For some people, goal setting like that totally works, and that’s great for them. For a lot of us that’s just not the reality. When we make movement into something we only do to lose weight we take away so much from the experience of it- including the fact that your movement and your health- its for you. As a culture we’re particularly bad about this for women. Health is a broad concept and can vary widely from person to person- you can be healthy regardless of what your body type is. When we cheapen movement to something we only use to lose weight, we’re often focusing on its ability to shape our bodies to appeal to others. Honestly though, is that really what we want to make our discussions of personal health and wellness center on? What it does for someone else, for the gaze of other people on our bodies?

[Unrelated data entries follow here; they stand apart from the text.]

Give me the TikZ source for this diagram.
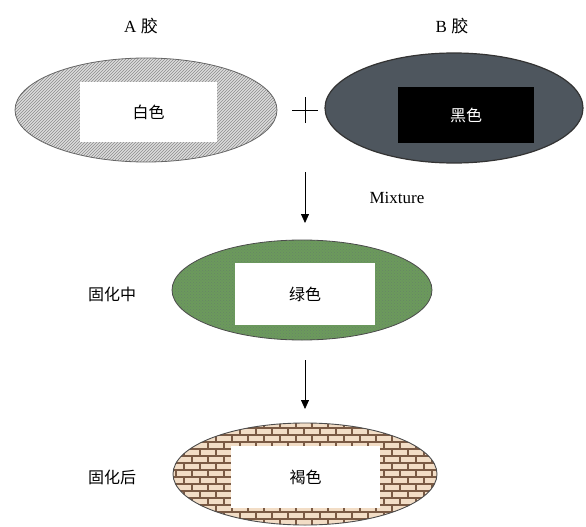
\documentclass[tikz,border=0pt]{standalone}
\usepackage{fontspec}
\setmainfont{Liberation Serif}
\newfontfamily\cjk{Noto Sans CJK SC}
\usetikzlibrary{patterns,arrows.meta}
\definecolor{agray}{HTML}{DCDCDC}
\definecolor{bgray}{HTML}{4E565E}
\definecolor{gfill}{HTML}{6C9A5C}
\definecolor{brfill}{HTML}{F2DDC6}
\definecolor{mortar}{HTML}{7A5A44}
\tikzset{
  x={(1pt,0)}, y={(0,-1pt)},
  lab/.style={font=\fontsize{17}{20}\selectfont},
  cjklab/.style={font=\fontsize{16}{19}\selectfont\cjk},
  inbox/.style={fill=white, inner sep=0pt, font=\fontsize{16}{19}\selectfont\cjk},
  arr/.style={-{Triangle[length=9pt,width=8pt]}, line width=0.8pt},
}
\begin{document}
\begin{tikzpicture}
\useasboundingbox[fill=white] (0,0) rectangle (586,527);
% ellipse A
\path[preaction={fill=agray}, pattern=north east lines, pattern color=gray!90] (146,110) ellipse [x radius=131pt, y radius=52pt];
\draw[gray!80!black, line width=0.8pt] (146,110) ellipse [x radius=131pt, y radius=52pt];
\node[inbox, minimum width=137pt, minimum height=60pt] (wa) at (148.5,112) {白色};
\node[lab] (la) at (141,26) {A {\cjk 胶}};
% plus
\coordinate (pc) at (305,110);
\draw[line width=1pt] ([xshift=-13pt]pc) -- ([xshift=13pt]pc) ([yshift=-13pt]pc) -- ([yshift=13pt]pc);
% ellipse B
\draw[fill=bgray, draw=black!80, line width=1.2pt] (454,108) ellipse [x radius=129pt, y radius=55pt];
\node[fill=black, text=white, inner sep=0pt, minimum width=136pt, minimum height=56pt, font=\fontsize{16}{19}\selectfont\cjk] (wb) at (466,115) {黑色};
\node[lab] (lb) at (452,26) {B {\cjk 胶}};
% arrow 1
\coordinate (a1s) at (305,172);
\coordinate (a1e) at (305,223);
\draw[arr] (a1s) -- (a1e);
\node[lab] (mix) at (397,198) {Mixture};
% ellipse green
\path[preaction={fill=gfill}, pattern=crosshatch dots, pattern color=green!20!black!60] (302,290) ellipse [x radius=130pt, y radius=50pt];
\draw[black!70, line width=0.8pt] (302,290) ellipse [x radius=130pt, y radius=50pt];
\node[inbox, minimum width=140pt, minimum height=62pt] (wg) at (305,294) {绿色};
\node[cjklab] (lg) at (112,294) {固化中};
% arrow 2
\coordinate (a2s) at (305,360);
\coordinate (a2e) at (305,409);
\draw[arr] (a2s) -- (a2e);
% ellipse brown with bricks
\begin{scope}
  \clip (305,474) ellipse [x radius=132pt, y radius=51pt];
  \fill[brfill] (170,420) rectangle (440,527);
  \foreach \r in {0,...,15} {
    \pgfmathsetmacro{\yy}{421+7*\r}
    \draw[mortar, line width=1.1pt] (170,\yy) -- (440,\yy);
    \pgfmathsetmacro{\off}{mod(\r,2)*8}
    \foreach \c in {0,...,17} {
      \pgfmathsetmacro{\xx}{168+\off+16*\c}
      \draw[mortar, line width=1.1pt] (\xx,\yy) -- (\xx,\yy+7);
    }
  }
\end{scope}
\draw[black!70, line width=0.9pt] (305,474) ellipse [x radius=132pt, y radius=51pt];
\node[inbox, minimum width=149pt, minimum height=62pt] (wr) at (305.5,477) {褐色};
\node[cjklab] (lr) at (112,477) {固化后};
\end{tikzpicture}
\end{document}
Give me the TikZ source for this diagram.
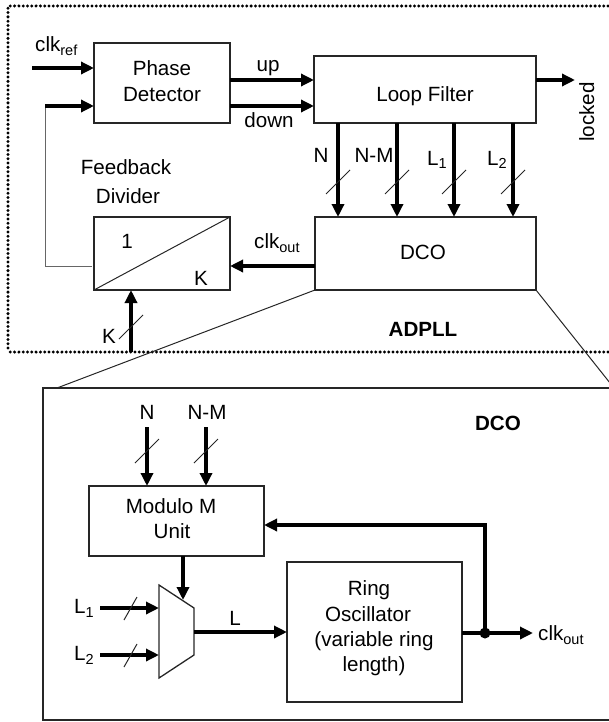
\documentclass[tikz,border=0pt]{standalone}
\usepackage{fontspec}
\setmainfont{Liberation Sans}
\usetikzlibrary{arrows.meta}
\newcommand{\dsub}[1]{\raisebox{-4pt}{\fontsize{14.5}{14.5}\selectfont #1}}
\begin{document}
\begin{tikzpicture}[x=1pt,y=-1pt,
  box/.style={draw=black!85, line width=1.3pt, inner sep=0pt, outer sep=0pt, anchor=north west},
  sig/.style={line width=3.5pt, -{Triangle[length=13pt,width=12pt]}},
  thinl/.style={line width=1pt, draw=black!85},
  fbl/.style={line width=1pt, draw=black!60},
  lbl/.style={font=\fontsize{20.6}{25}\selectfont, inner sep=0pt, anchor=base, align=center},
  blbl/.style={font=\fontsize{20.6}{25}\selectfont\bfseries, inner sep=0pt, anchor=base},
  dotc/.style={fill=black}
]
\useasboundingbox (0,0) rectangle (609,722);

% ADPLL dotted frame (drawn as dots)
\foreach \xx in {10.3,14.6,...,612}{ \fill[dotc] (\xx,6) circle (1.65pt); \fill[dotc] (\xx,352) circle (1.65pt); }
\foreach \yy in {8.3,12.6,...,350}{ \fill[dotc] (8,\yy) circle (1.65pt); }

% blocks
\node[box, minimum width=136pt, minimum height=80pt] (pd) at (94,43) {};
\node[box, minimum width=222pt, minimum height=67pt] (lf) at (314,56) {};
\node[box, minimum width=136pt, minimum height=73pt] (fd) at (94,217) {};
\node[box, minimum width=221pt, minimum height=73pt] (dco) at (315,217) {};
\draw[thinl] (fd.south west) -- (fd.north east);

% texts top
\node[lbl, anchor=base west] (tclkref) at (35,52) {clk\dsub{ref}};
\node[lbl] (tpd1) at (162,76) {Phase};
\node[lbl] (tpd2) at (162,102) {Detector};
\node[lbl] (tup) at (268,72) {up};
\node[lbl] (tdown) at (269,128) {down};
\node[lbl] (tlf) at (425,102) {Loop Filter};
\node[lbl, rotate=90] (tlocked) at (594,112) {locked};
\node[lbl] (tN) at (321,163) {N};
\node[lbl] (tNM) at (374,163) {N-M};
\node[lbl] (tL1) at (437,165) {L\dsub{1}};
\node[lbl] (tL2) at (497,165) {L\dsub{2}};
\node[lbl] (tfb1) at (126,175) {Feedback};
\node[lbl] (tfb2) at (128,204) {Divider};
\node[lbl] (tone) at (127,248) {1};
\node[lbl] (tK) at (201,285) {K};
\node[lbl, anchor=base west] (tclkout) at (254,248) {clk\dsub{out}};
\node[lbl] (tdco) at (423,259) {DCO};
\node[blbl] (tadpll) at (423,336) {ADPLL};
\node[lbl] (tKin) at (109,343) {K};

% connectors top
\coordinate (clkin) at (32,68);
\draw[sig] (clkin) -- (pd.west |- clkin);
\coordinate (fbA) at (92,266);
\coordinate (fbB) at (45,266);
\coordinate (fbC) at (45,106);
\draw[fbl] (fbA) -- (fbB) -- (fbC);
\draw[sig] (fbC) -- (pd.west |- fbC);
\coordinate (upy) at (0,80);
\coordinate (dny) at (0,106);
\draw[sig] (pd.east |- upy) -- (lf.west |- upy);
\draw[sig] (pd.east |- dny) -- (lf.west |- dny);
\coordinate (lockend) at (575,80);
\draw[sig] (lf.east |- lockend) -- (lockend);
\foreach \xx [count=\i] in {338,397,454,513}{
  \coordinate (v\i) at (\xx,182);
  \draw[sig] (v\i |- lf.south) -- (v\i |- dco.north);
  \draw[thinl, shift={(v\i)}] (-12,12) -- (12,-12);
}
\coordinate (coy) at (0,266);
\draw[sig] (dco.west |- coy) -- (fd.east |- coy);
\coordinate (kin) at (131,352);
\coordinate (kslash) at (131,327);
\draw[sig] (kin) -- (kin |- fd.south);
\draw[thinl, shift={(kslash)}] (-12,12) -- (12,-12);

% zoom lines
\coordinate (zl) at (57,388);
\coordinate (zr) at (614,388);
\draw[thinl] (dco.south west) -- (zl);
\draw[thinl] (dco.south east) -- (zr);

% DCO inset frame
\draw[line width=1.3pt, black!85] (618,388) -- (43,388) -- (43,720) -- (618,720);

% inset blocks
\node[box, minimum width=175pt, minimum height=70pt] (mod) at (89,486) {};
\node[box, minimum width=175pt, minimum height=140pt] (ring) at (287,562) {};
\coordinate (m1) at (159,585);
\coordinate (m2) at (194,608);
\coordinate (m3) at (194,655);
\coordinate (m4) at (159,678);
\draw[line width=1.3pt, black!85] (m1) -- (m2) -- (m3) -- (m4) -- cycle;

% inset texts
\node[blbl] (tdco2) at (498,430) {DCO};
\node[lbl] (tiN) at (147,419) {N};
\node[lbl] (tiNM) at (207,419) {N-M};
\node[lbl] (tmod1) at (171,513) {Modulo M};
\node[lbl] (tmod2) at (172,538) {Unit};
\node[lbl] (tr1) at (369,595) {Ring};
\node[lbl] (tr2) at (368,621) {Oscillator};
\node[lbl] (tr3) at (374,646) {(variable ring};
\node[lbl] (tr4) at (374,671) {length)};
\node[lbl] (tiL1) at (84,613) {L\dsub{1}};
\node[lbl] (tiL2) at (84,660) {L\dsub{2}};
\node[lbl] (tL) at (235,625) {L};
\node[lbl, anchor=base west] (ticlk) at (538,640) {clk\dsub{out}};

% inset connectors
\coordinate (iN) at (147,427);
\coordinate (iNM) at (206,427);
\draw[sig] (iN) -- (iN |- mod.north);
\draw[sig] (iNM) -- (iNM |- mod.north);
\draw[thinl, shift={(147,451)}] (-12,12) -- (12,-12);
\draw[thinl, shift={(206,451)}] (-12,12) -- (12,-12);
\coordinate (mc) at (183,556);
\coordinate (mct) at (183,600);
\draw[sig] (mc) -- (mct);
\coordinate (l1s) at (100,608);
\coordinate (l2s) at (100,655);
\draw[sig] (l1s) -- (m1 |- l1s);
\draw[sig] (l2s) -- (m1 |- l2s);
\draw[thinl, shift={(130,608)}] (-6,12) -- (7,-11);
\draw[thinl, shift={(130,655)}] (-6,12) -- (7,-11);
\coordinate (mo) at (194,632);
\draw[sig] (mo) -- (ring.west |- mo);
\coordinate (jn) at (485,633);
\coordinate (fbk) at (485,525);
\coordinate (clkend) at (533,633);
\draw[sig] (ring.east |- jn) -- (clkend);
\draw[sig] (jn) -- (fbk) -- (mod.east |- fbk);
\fill (jn) circle (5.5pt);
\end{tikzpicture}
\end{document}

Here’s an alternate view- Maybe it’s about the process instead. Finding movement that feels good for us. We have a cultural sense that what’s honorable or valued is what we struggle with and push ourselves for, and that somehow what feels good is not worth as much. Not only is that a draining way of looking at things, but it means that for a lot of us, we’re less likely to keep coming back to the behavior of exercising. When I was younger, I hated PE- and by extension, I used to think I just plain didn’t like exercise. It was a setting where I only ever felt like I was failing. The thing is, if you’re doing the activity, you’re already winning- you don’t fail at running a mile just because you didn’t do it fast enough. The exercise you got doing half of a mile doesn’t disappear if you don’t make it to the end. Judging it that way is absurd. In the end, the movement that is successful in terms of health is not the one that burns the most extreme amount of calories, it’s the one that the person continues to do. And we tend to do what’s pleasurable.

One more important note on this topic- When people talk about this topic of health, it’s often to tell others what to do with their bodies on the basis of how they perceive the other person's health. Firstly, not really any of that first person’s business, right? Additionally, not only can you not tell a person’s health status based only on their body type, but if you’re truly concerned about health, then let’s talk about mental and emotional health. Health of the body doesn’t exist in some bubble outside of the cultural contexts that affect the health of our minds. What does it do to the mental and emotional health of our young women to have this emphasis placed on losing weight? Even just in terms of thinking about exercise, it makes their efforts and their bodies essentially about someone else, an all too common trend that crops up in many social issues.


All in all, our thoughts on health and exercise are often strikingly unhealthy, and  I would deeply encourage others, especially in my field of health, to re-think the way we frame exercise.